[BEGIN]

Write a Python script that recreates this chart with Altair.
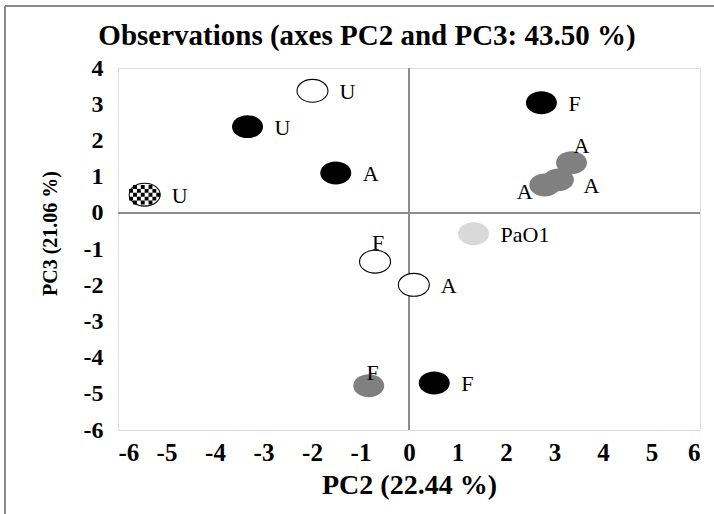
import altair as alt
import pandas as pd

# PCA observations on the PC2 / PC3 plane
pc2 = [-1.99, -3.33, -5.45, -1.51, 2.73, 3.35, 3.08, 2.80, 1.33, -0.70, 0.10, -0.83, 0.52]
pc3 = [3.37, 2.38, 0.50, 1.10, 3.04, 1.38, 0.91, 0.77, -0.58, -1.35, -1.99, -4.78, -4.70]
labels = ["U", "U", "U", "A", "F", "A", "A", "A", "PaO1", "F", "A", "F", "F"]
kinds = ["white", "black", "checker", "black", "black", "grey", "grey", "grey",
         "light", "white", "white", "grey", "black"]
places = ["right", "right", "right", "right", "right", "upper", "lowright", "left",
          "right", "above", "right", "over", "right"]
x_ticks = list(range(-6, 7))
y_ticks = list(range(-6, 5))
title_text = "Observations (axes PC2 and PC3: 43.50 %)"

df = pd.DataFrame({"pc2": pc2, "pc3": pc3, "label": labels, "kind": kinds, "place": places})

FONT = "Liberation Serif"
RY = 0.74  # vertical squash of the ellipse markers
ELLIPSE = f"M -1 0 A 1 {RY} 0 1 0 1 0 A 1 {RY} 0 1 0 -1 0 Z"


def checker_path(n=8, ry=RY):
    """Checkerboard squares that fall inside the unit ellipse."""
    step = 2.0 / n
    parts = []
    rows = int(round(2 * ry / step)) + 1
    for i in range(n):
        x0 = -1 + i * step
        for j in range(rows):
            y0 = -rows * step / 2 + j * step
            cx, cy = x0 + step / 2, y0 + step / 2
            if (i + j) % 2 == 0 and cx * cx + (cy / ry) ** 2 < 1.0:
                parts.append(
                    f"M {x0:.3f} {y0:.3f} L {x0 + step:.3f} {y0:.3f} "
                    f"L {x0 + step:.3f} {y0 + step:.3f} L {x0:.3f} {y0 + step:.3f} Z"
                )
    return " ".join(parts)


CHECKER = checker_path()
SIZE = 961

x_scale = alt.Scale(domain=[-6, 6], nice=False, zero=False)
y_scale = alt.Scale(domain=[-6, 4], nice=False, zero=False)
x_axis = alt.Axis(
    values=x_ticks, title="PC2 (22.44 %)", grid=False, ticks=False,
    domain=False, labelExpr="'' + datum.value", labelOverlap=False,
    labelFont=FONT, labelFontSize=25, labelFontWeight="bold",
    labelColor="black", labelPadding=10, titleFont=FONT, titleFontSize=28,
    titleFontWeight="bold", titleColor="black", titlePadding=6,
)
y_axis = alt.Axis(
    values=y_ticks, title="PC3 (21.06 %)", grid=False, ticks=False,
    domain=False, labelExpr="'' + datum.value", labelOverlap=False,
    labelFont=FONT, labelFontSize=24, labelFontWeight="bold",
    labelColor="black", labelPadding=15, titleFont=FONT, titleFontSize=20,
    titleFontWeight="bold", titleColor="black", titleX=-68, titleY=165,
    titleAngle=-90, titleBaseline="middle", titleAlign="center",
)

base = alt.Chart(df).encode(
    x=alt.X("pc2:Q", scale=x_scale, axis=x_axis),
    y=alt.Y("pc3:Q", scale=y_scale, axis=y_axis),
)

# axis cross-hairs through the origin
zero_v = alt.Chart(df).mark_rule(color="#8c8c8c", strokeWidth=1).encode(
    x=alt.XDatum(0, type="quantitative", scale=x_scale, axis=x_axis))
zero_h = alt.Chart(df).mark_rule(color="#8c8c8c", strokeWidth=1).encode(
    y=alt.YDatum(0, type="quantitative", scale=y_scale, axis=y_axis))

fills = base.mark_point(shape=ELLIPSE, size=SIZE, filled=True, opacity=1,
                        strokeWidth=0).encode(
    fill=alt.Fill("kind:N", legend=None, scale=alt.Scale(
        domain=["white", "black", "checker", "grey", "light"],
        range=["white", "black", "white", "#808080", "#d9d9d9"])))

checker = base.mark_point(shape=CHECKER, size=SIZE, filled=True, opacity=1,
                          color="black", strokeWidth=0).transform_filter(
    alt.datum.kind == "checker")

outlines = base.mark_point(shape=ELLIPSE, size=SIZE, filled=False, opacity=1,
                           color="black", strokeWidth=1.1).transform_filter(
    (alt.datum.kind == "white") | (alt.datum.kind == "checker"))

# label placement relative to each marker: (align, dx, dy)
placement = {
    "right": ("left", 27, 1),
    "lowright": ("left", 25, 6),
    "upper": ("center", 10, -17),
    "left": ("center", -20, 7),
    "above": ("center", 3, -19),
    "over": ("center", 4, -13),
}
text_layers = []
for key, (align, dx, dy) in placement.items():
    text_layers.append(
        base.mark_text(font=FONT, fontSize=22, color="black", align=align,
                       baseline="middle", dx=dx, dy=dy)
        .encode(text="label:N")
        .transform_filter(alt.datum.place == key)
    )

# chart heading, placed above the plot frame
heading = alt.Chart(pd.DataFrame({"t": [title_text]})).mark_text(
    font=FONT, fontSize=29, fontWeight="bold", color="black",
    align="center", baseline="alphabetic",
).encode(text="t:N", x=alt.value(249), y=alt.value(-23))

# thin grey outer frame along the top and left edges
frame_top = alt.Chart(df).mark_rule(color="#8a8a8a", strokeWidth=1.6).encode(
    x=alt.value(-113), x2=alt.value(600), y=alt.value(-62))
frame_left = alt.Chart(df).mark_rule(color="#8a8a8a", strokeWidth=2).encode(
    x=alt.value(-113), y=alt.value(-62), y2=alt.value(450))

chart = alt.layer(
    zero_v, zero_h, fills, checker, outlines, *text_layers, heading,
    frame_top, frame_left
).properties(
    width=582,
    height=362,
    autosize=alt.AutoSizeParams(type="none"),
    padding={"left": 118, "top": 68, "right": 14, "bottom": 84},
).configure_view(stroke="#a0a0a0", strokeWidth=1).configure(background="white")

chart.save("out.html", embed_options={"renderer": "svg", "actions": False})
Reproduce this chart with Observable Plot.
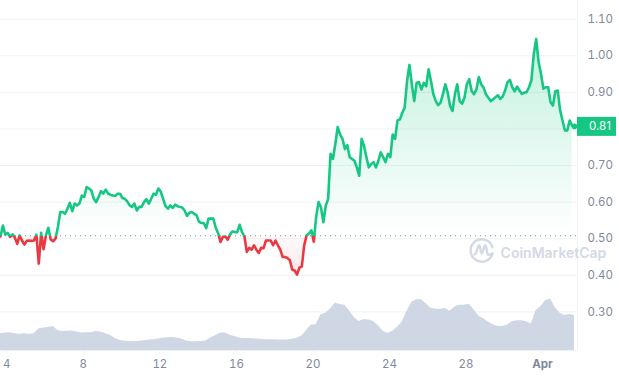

[END]

* **What is expected**
Pictures don't belong in the copy. Transcribe every record exactly as it appears.

* **Task solution**
Write a Python script that recreates this chart with Altair.
import altair as alt
import pandas as pd

# PCA observations on the PC2 / PC3 plane
pc2 = [-1.99, -3.33, -5.45, -1.51, 2.73, 3.35, 3.08, 2.80, 1.33, -0.70, 0.10, -0.83, 0.52]
pc3 = [3.37, 2.38, 0.50, 1.10, 3.04, 1.38, 0.91, 0.77, -0.58, -1.35, -1.99, -4.78, -4.70]
labels = ["U", "U", "U", "A", "F", "A", "A", "A", "PaO1", "F", "A", "F", "F"]
kinds = ["white", "black", "checker", "black", "black", "grey", "grey", "grey",
         "light", "white", "white", "grey", "black"]
places = ["right", "right", "right", "right", "right", "upper", "lowright", "left",
          "right", "above", "right", "over", "right"]
x_ticks = list(range(-6, 7))
y_ticks = list(range(-6, 5))
title_text = "Observations (axes PC2 and PC3: 43.50 %)"

df = pd.DataFrame({"pc2": pc2, "pc3": pc3, "label": labels, "kind": kinds, "place": places})

FONT = "Liberation Serif"
RY = 0.74  # vertical squash of the ellipse markers
ELLIPSE = f"M -1 0 A 1 {RY} 0 1 0 1 0 A 1 {RY} 0 1 0 -1 0 Z"


def checker_path(n=8, ry=RY):
    """Checkerboard squares that fall inside the unit ellipse."""
    step = 2.0 / n
    parts = []
    rows = int(round(2 * ry / step)) + 1
    for i in range(n):
        x0 = -1 + i * step
        for j in range(rows):
            y0 = -rows * step / 2 + j * step
            cx, cy = x0 + step / 2, y0 + step / 2
            if (i + j) % 2 == 0 and cx * cx + (cy / ry) ** 2 < 1.0:
                parts.append(
                    f"M {x0:.3f} {y0:.3f} L {x0 + step:.3f} {y0:.3f} "
                    f"L {x0 + step:.3f} {y0 + step:.3f} L {x0:.3f} {y0 + step:.3f} Z"
                )
    return " ".join(parts)


CHECKER = checker_path()
SIZE = 961

x_scale = alt.Scale(domain=[-6, 6], nice=False, zero=False)
y_scale = alt.Scale(domain=[-6, 4], nice=False, zero=False)
x_axis = alt.Axis(
    values=x_ticks, title="PC2 (22.44 %)", grid=False, ticks=False,
    domain=False, labelExpr="'' + datum.value", labelOverlap=False,
    labelFont=FONT, labelFontSize=25, labelFontWeight="bold",
    labelColor="black", labelPadding=10, titleFont=FONT, titleFontSize=28,
    titleFontWeight="bold", titleColor="black", titlePadding=6,
)
y_axis = alt.Axis(
    values=y_ticks, title="PC3 (21.06 %)", grid=False, ticks=False,
    domain=False, labelExpr="'' + datum.value", labelOverlap=False,
    labelFont=FONT, labelFontSize=24, labelFontWeight="bold",
    labelColor="black", labelPadding=15, titleFont=FONT, titleFontSize=20,
    titleFontWeight="bold", titleColor="black", titleX=-68, titleY=165,
    titleAngle=-90, titleBaseline="middle", titleAlign="center",
)

base = alt.Chart(df).encode(
    x=alt.X("pc2:Q", scale=x_scale, axis=x_axis),
    y=alt.Y("pc3:Q", scale=y_scale, axis=y_axis),
)

# axis cross-hairs through the origin
zero_v = alt.Chart(df).mark_rule(color="#8c8c8c", strokeWidth=1).encode(
    x=alt.XDatum(0, type="quantitative", scale=x_scale, axis=x_axis))
zero_h = alt.Chart(df).mark_rule(color="#8c8c8c", strokeWidth=1).encode(
    y=alt.YDatum(0, type="quantitative", scale=y_scale, axis=y_axis))

fills = base.mark_point(shape=ELLIPSE, size=SIZE, filled=True, opacity=1,
                        strokeWidth=0).encode(
    fill=alt.Fill("kind:N", legend=None, scale=alt.Scale(
        domain=["white", "black", "checker", "grey", "light"],
        range=["white", "black", "white", "#808080", "#d9d9d9"])))

checker = base.mark_point(shape=CHECKER, size=SIZE, filled=True, opacity=1,
                          color="black", strokeWidth=0).transform_filter(
    alt.datum.kind == "checker")

outlines = base.mark_point(shape=ELLIPSE, size=SIZE, filled=False, opacity=1,
                           color="black", strokeWidth=1.1).transform_filter(
    (alt.datum.kind == "white") | (alt.datum.kind == "checker"))

# label placement relative to each marker: (align, dx, dy)
placement = {
    "right": ("left", 27, 1),
    "lowright": ("left", 25, 6),
    "upper": ("center", 10, -17),
    "left": ("center", -20, 7),
    "above": ("center", 3, -19),
    "over": ("center", 4, -13),
}
text_layers = []
for key, (align, dx, dy) in placement.items():
    text_layers.append(
        base.mark_text(font=FONT, fontSize=22, color="black", align=align,
                       baseline="middle", dx=dx, dy=dy)
        .encode(text="label:N")
        .transform_filter(alt.datum.place == key)
    )

# chart heading, placed above the plot frame
heading = alt.Chart(pd.DataFrame({"t": [title_text]})).mark_text(
    font=FONT, fontSize=29, fontWeight="bold", color="black",
    align="center", baseline="alphabetic",
).encode(text="t:N", x=alt.value(249), y=alt.value(-23))

# thin grey outer frame along the top and left edges
frame_top = alt.Chart(df).mark_rule(color="#8a8a8a", strokeWidth=1.6).encode(
    x=alt.value(-113), x2=alt.value(600), y=alt.value(-62))
frame_left = alt.Chart(df).mark_rule(color="#8a8a8a", strokeWidth=2).encode(
    x=alt.value(-113), y=alt.value(-62), y2=alt.value(450))

chart = alt.layer(
    zero_v, zero_h, fills, checker, outlines, *text_layers, heading,
    frame_top, frame_left
).properties(
    width=582,
    height=362,
    autosize=alt.AutoSizeParams(type="none"),
    padding={"left": 118, "top": 68, "right": 14, "bottom": 84},
).configure_view(stroke="#a0a0a0", strokeWidth=1).configure(background="white")

chart.save("out.html", embed_options={"renderer": "svg", "actions": False})
Reproduce this chart with Observable Plot.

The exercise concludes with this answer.